2 x 13 x 13". Materials: Sliced Popular Mechanics magazines (1960s-1970s), fender washers, screws, synthetic vellum. Screen printing. Signed and numbered by the artist.
Savannah Bustillo: "This is a book about the history of work. About the history of LEVERs. WHEELs AND AXLEs. INCLINED PLANEs, WEDGEs, PULLEYs, and SCREWs.
“These are the six simple machines. They are the simplest mechanisms that use mechanical advantage or leverage, to help minimize the force needed to do work. This book tells the story of the six simple machines: First defined in classical Greek texts on mathematics by philosophers like Archimedes, they were then further elaborated on by Renaissance darlings like Galileo and Leonardo da Vinci during the neoclassical revival in Western Europe. They are linear, unidirectional, ideal - without friction or elasticity getting in the way. While understood as limited in their applications in modern machine theory, their usefulness remains in their easy identification and casual everyday usage by people trying to do work.

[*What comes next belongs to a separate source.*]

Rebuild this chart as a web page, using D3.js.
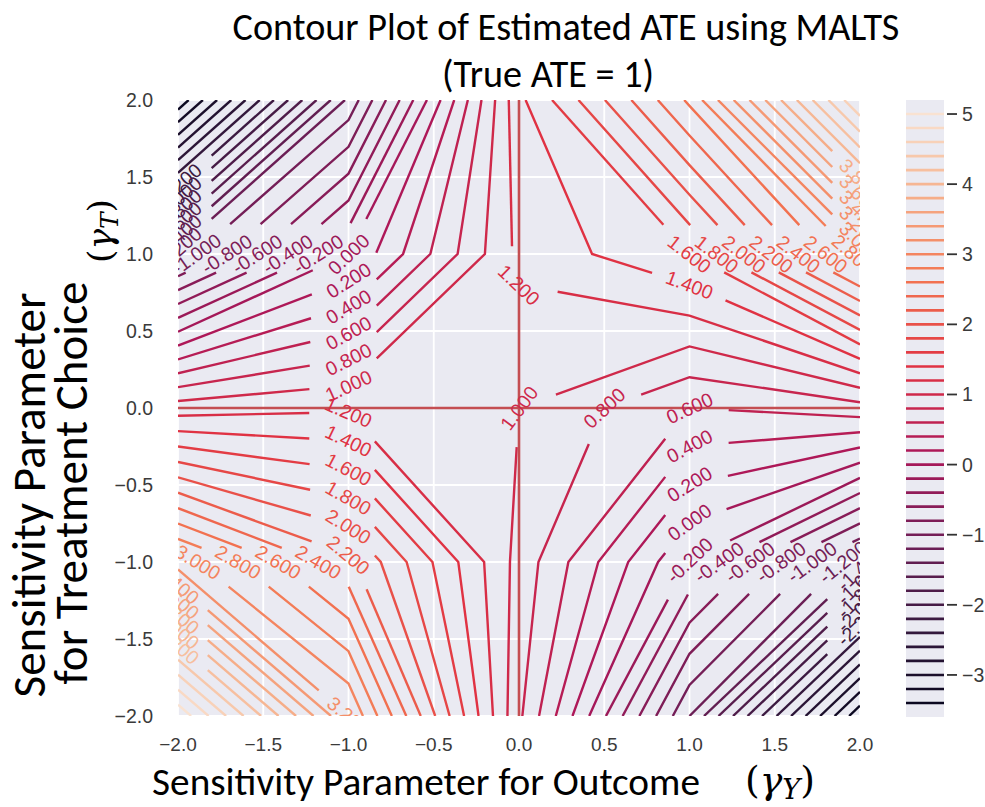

“This book is a compound machine. It is formed from the combination of simple machines contained in its pages, screen printed in layers of red and black ink on vellum, overlapping images of the simple machines with the words that tell their story. These vellum inserts fan out throughout the pages of the book like notches in a gear, turning their way slowly and methodically around the central axis of the book for viewers to read. The main body is constructed from a slice of a recycled American popular science and technology magazine called Popular Mechanics. Founded at the turn of the 20th century, this magazine was meant to engage the typical American man in DIY repairs, hacks, and gadgetry to properly maintain his home, car, and property while selling and showcasing tools and parts.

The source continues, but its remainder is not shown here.